Pai was not as convinced during the commission's hearing, saying, "Every FCC chairman, Republican and Democrat, has let the Internet grow free of utility-style regulation ... but today, the FCC abandons those policies." The Kansas native and former Verizon lawyer also made the argument that Title II would make it too easy to levy additional taxes and lead to unintended consequences.

Wheeler tipped his hand about the ruling and its likely vote outcome early in February when he wrote a piece for Wired titled, "This Is How We Will Ensure Net Neutrality" In it, he wrote, "I am submitting to my colleagues the strongest open Internet protections ever proposed by the FCC."

The necessity for the FCC to write new rules was precipitated by a January 2014 ruling by the U.S. Court of Appeals for the District of Columbia that said the commission overstepped its regulatory authority according to the Communications Act in its 2010 Open Internet Order.

In that order by the commission, the panel led by Wheeler's predecessor, Julius Genachowski, exempted broadband providers from being treated as common carriers under the Telecommunications Act. Today's decision does classify them as such, and subjects broadband companies to those stricter regulations.

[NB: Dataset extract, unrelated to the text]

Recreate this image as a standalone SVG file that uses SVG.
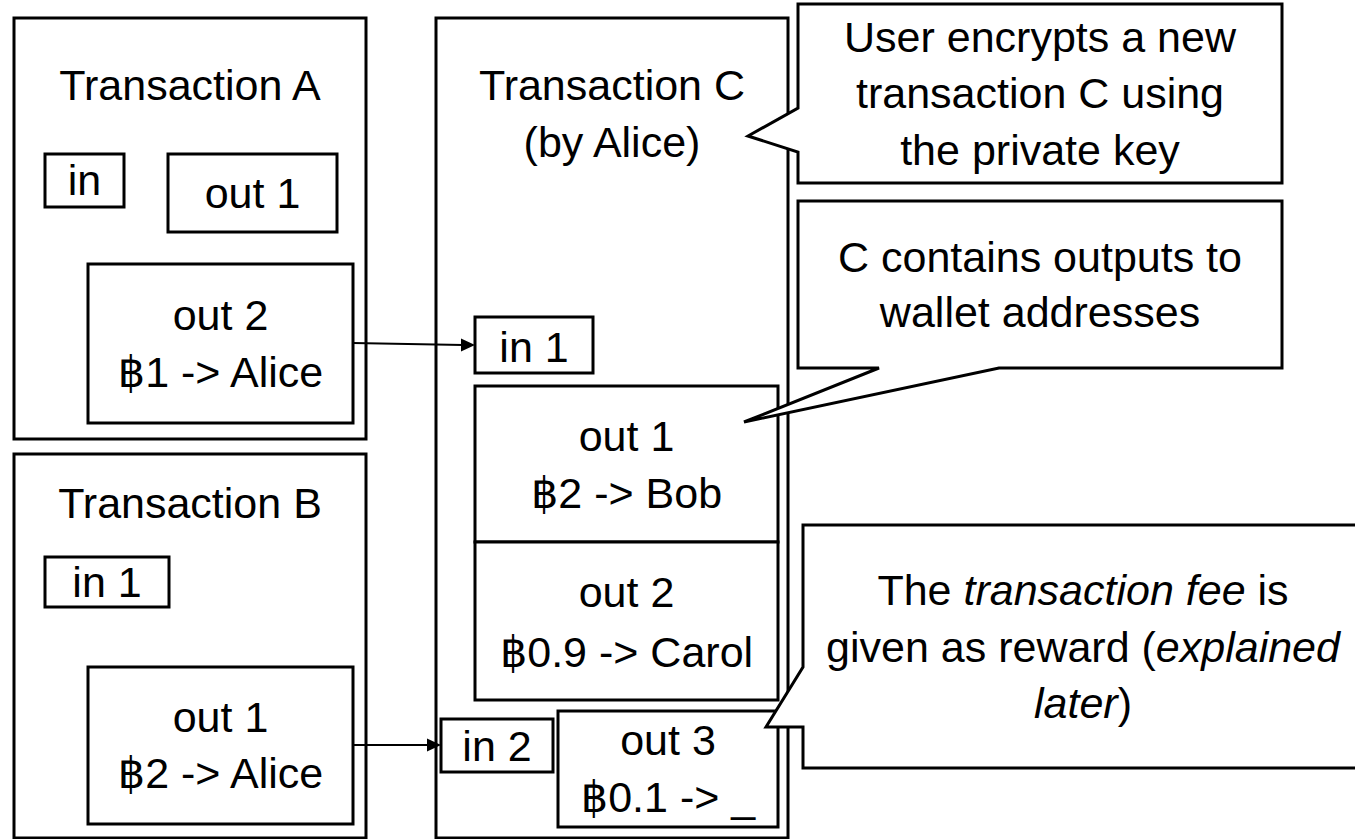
<svg xmlns="http://www.w3.org/2000/svg" width="1355" height="839" viewBox="0 0 1355 839">
<style>
.b{fill:#fff;stroke:#000;stroke-width:3}
.t{font-family:"Liberation Sans","DejaVu Sans",sans-serif;font-size:43px;fill:#000;text-anchor:middle}
.i{font-style:italic}
.c{fill:none;stroke:#000;stroke-width:2}
.h{fill:#000;stroke:none}
</style>
<rect width="1355" height="839" fill="#fff"/>
<g id="txA">
<rect class="b" x="14" y="18" width="352" height="421"/>
<text class="t" x="190" y="100">Transaction A</text>
</g>
<g id="txA-in"><rect class="b" x="45" y="154" width="79" height="53"/><text class="t" x="84.5" y="195">in</text></g>
<g id="txA-out1"><rect class="b" x="168" y="154" width="169" height="78"/><text class="t" x="252.5" y="208">out 1</text></g>
<g id="txA-out2"><rect class="b" x="88" y="264" width="265" height="159"/><text class="t" x="220.5" y="330">out 2</text><text class="t" x="220.5" y="387">฿1 -&gt; Alice</text></g>
<g id="txB">
<rect class="b" x="14" y="454" width="352" height="384"/>
<text class="t" x="190" y="518">Transaction B</text>
</g>
<g id="txB-in1"><rect class="b" x="45" y="557" width="124" height="50"/><text class="t" x="107" y="597">in 1</text></g>
<g id="txB-out1"><rect class="b" x="88" y="667" width="265" height="157"/><text class="t" x="220.5" y="732">out 1</text><text class="t" x="220.5" y="788">฿2 -&gt; Alice</text></g>
<g id="txC">
<rect class="b" x="436" y="18" width="352" height="820"/>
<text class="t" x="612" y="100">Transaction C</text>
<text class="t" x="612" y="157">(by Alice)</text>
</g>
<g id="txC-in1"><rect class="b" x="475" y="317" width="118" height="56"/><text class="t" x="534" y="362">in 1</text></g>
<g id="txC-out1"><rect class="b" x="475" y="386" width="303" height="156"/><text class="t" x="626.5" y="451">out 1</text><text class="t" x="626.5" y="508">฿2 -&gt; Bob</text></g>
<g id="txC-out2"><rect class="b" x="475" y="542" width="303" height="158"/><text class="t" x="626.5" y="607">out 2</text><text class="t" x="626.5" y="667">฿0.9 -&gt; Carol</text></g>
<g id="txC-in2"><rect class="b" x="441" y="719" width="112" height="53"/><text class="t" x="497" y="761">in 2</text></g>
<g id="txC-out3"><rect class="b" x="558" y="711" width="220" height="116"/><text class="t" x="668" y="755">out 3</text><text class="t" x="668" y="812">฿0.1 -&gt; _</text></g>
<g id="connectors">
<line class="c" x1="353" y1="343" x2="463" y2="345"/>
<polygon class="h" points="475,345 461,338.5 461,351.5"/>
<line class="c" x1="353" y1="745" x2="429" y2="745"/>
<polygon class="h" points="441,745 427,738.5 427,751.5"/>
</g>
<g id="note1">
<path class="b" d="M798,4 H1282 V183 H798 V152 L748,136 L798,108 Z"/>
<text class="t" x="1040" y="52">User encrypts a new</text>
<text class="t" x="1040" y="108">transaction C using</text>
<text class="t" x="1040" y="165">the private key</text>
</g>
<g id="note2">
<path class="b" d="M798,201 H1282 V368 H999 L744,422 L879,368 H798 Z"/>
<text class="t" x="1040" y="272">C contains outputs to</text>
<text class="t" x="1040" y="327">wallet addresses</text>
</g>
<g id="note3">
<path class="b" d="M803,525 H1362 V768 H803 V727 H766 L803,667 Z"/>
<text class="t" x="1083" y="605">The <tspan class="i">transaction fee</tspan> is</text>
<text class="t" x="1083" y="662">given as reward (<tspan class="i">explained</tspan></text>
<text class="t" x="1083" y="718"><tspan class="i">later</tspan>)</text>
</g>
</svg>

At one point in the last year, ensuring net neutrality under Title II seemed prohibitively unlikely. On May 15, 2014, the Commission — voting along the same party lines as the Feb. 26 vote approved taking up a "fast lanes" proposal from Wheeler to allow service providers to charge websites and services for faster speeds.

The outcry from various consumer advocacy groups and websites was swift, prompting an unprecedented number of comments on the FCC's website. That number was undoubtedly boosted by a widely-watched commentary by HBO's John Oliver on net neutrality that urged viewers to comment on the commission's website and a video statement last November by President Barack Obama recommending Title II regulation.

While today's ruling comes as a victory for many in the tech world, it by no means is the end of the net neutrality fight. If there have been any constants in the net neutrality battle, they have been that legal action is not far away and that the order of the day will probably change.

Some on Capitol Hill are already convinced that Wheeler's new Title II rules will be struck down in court, just as Genachowski's Open Internet Order was.

"It's not going to work. It is going to be tested in court, and it's going to fail in court,” Rep. Joe Barton (R-Texas) told the Los Angeles Times. As a possible solution that prevents both Title II regulation and prolonged court proceedings while maintaining net neutrality, the House Energy and Commerce Committee, of which Barton chairs, proposed legislation Feb. 25 that would uphold net neutrality while prohibiting treating broadband under Title II.

And even if the new rules are not heard by the courts in the next two years, there remains a possibility that if Congress does not act on broadband laws, a new Republican president, upon inauguration in 2017, could appoint a new FCC chair to overturn the rules.

For now, the status of net neutrality is more concrete than it has been at any point in nearly 14 months. But with legal challenges inevitable, and congressional action possible, it's not yet a certainty.